Commodity prices faced some heavy selling this week as the spotlight fell on the impact of China’s stock market crash, while uncertainty over Greece added to the downward pressure.
“The idea that a stock market crash could put a hole in China’s economy and reduce demand from the world’s biggest resource-consumer is adding to the pain for commodities,” CMC Markets analyst Jasper Lawler said.
OIL: With prices already downbeat, the International Energy Agency (IEA) on Friday forecast that global oil demand growth would slow next year and that crude production in nations outside OPEC would stall.
In its first estimates for next year, the IEA forecast that oil demand would slow next year to 1.2 million barrels per day, compared with an average of 1.4 million barrels per day this year.
Meanwhile, growth in non-OPEC oil supply “is expected to grind to a halt next year as lower oil prices and spending cuts take a toll,” it said in a monthly report.
In a rollercoaster week, the Shanghai market gained 5.18 percent overall, after the government announced additional policies to avoid a market crash. However, it is still down 24.9 percent from its closing peak on June 12.
The oil market was also focused on Greece amid hopes the debt-strapped nation would reach a deal with its creditors after Athens on Thursday laid out details of a new bailout plan to save it from financial collapse.
In addition, traders are keeping an eye on negotiations in Vienna between western powers and Iran on a deal to curb Tehran’s nuclear ambitions and allow the lifting of punishing sanctions.
A reprieve would allow Iranian oil to flow back into the global market, adding to a supply glut and helping depress prices, according to analysts.
By Friday on London’s Intercontinental Exchange, Brent North Sea crude for delivery in August fell to US$58.68 a barrel from US$60.39 a week earlier. On the New York Mercantile Exchange, West Texas Intermediate (WTI) or light sweet crude for August dropped to US$52.74 a barrel from US$55.41 a barrel.
PRECIOUS METALS: Gold led the precious metals complex lower.
“If the markets receive further indications that the [US] Federal Reserve will leave interest rates unchanged... possibly even until December, then this would allow gold an opportunity to begin recovering the heavy losses of the past couple of months,” said Jameel Ahmad, chief market analyst at trading group FXTM.
The dollar has gained in recent months, not only from the Greek fallout, but also from expectations that the US central bank could start raising its key interest rate before the end of the year — making it a more attractive investment compared with gold, itself seen as a haven investment.

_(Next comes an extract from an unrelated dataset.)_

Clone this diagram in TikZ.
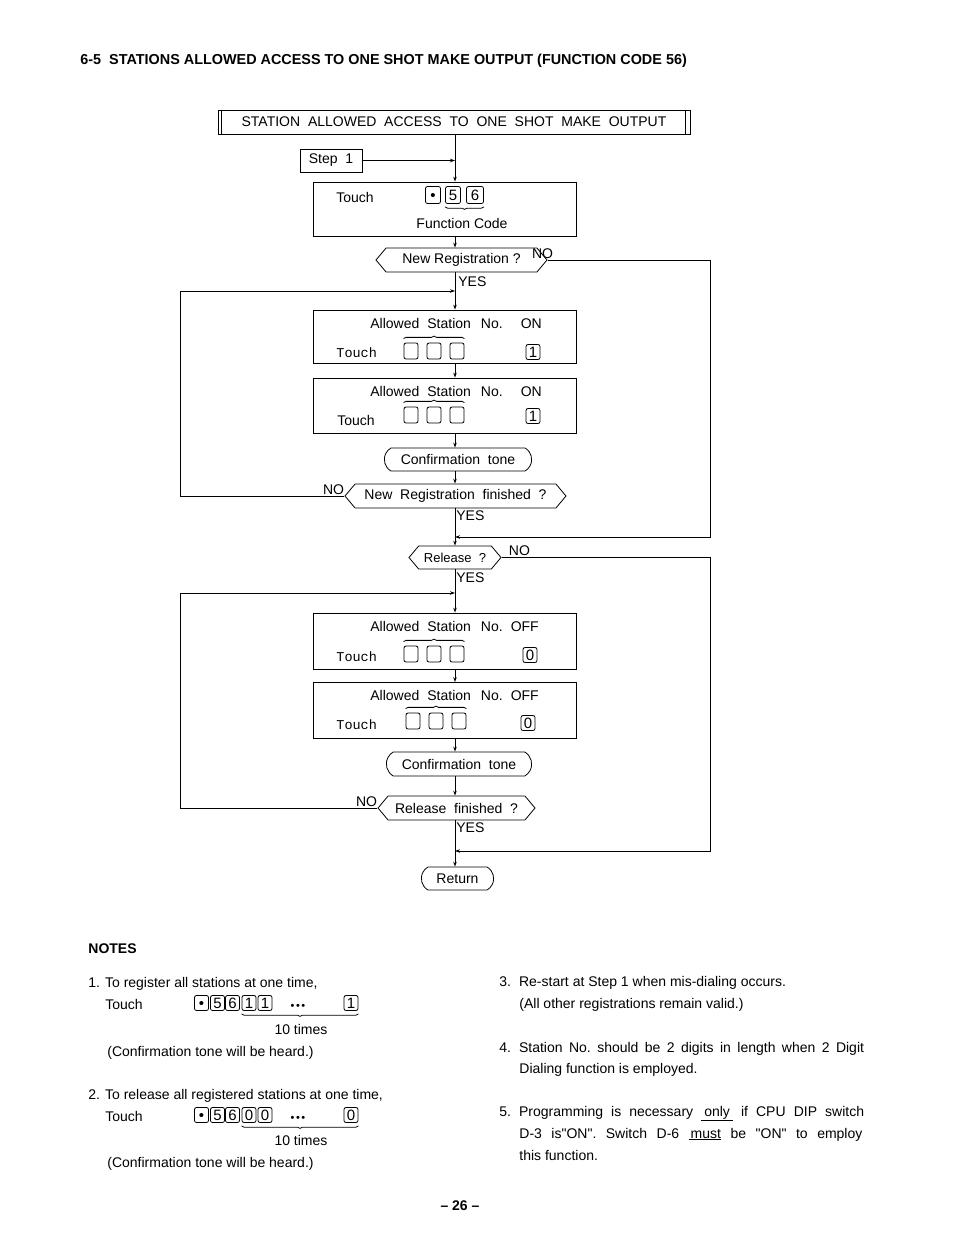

By Friday on the London Bullion Market, the price of gold dropped to US$1,159.30 an ounce from US$1,167.95 a week earlier.
Silver fell to US$15.45 an ounce from US$15.64.
On the London Platinum and Palladium Market, platinum slid to US$1,029.30 an ounce from US$1,083. Palladium slumped to US$649.35 an ounce from US$701.
BASE METALS: Prices mostly declined as traders took their lead from China.
“There is still some uncertainties about the supply and demand going forward,” Saxo Bank analyst Ole Hansen said. “Commodities rely on growth and demand, and the demand is coming from China. If you look at base metals, somewhere between 40 to 50 percent of all metals are consumed by China. If demand slows this could have a significant impact on the supply demand situation,” he said.
By Friday on the London Metal Exchange, copper for delivery in three months dropped to US$5,577.50 a tonne from US$5,803 a week earlier.
Three-month aluminum slid to US$1,690.50 a tonne from US$1,728, while three-month lead rose to US$1,794.50 a tonne from US$1,775.
Three-month tin declined to US$13,975 a tonne from US$14,400, and three-month nickel fell to US$11,275 a tonne from US$12,125.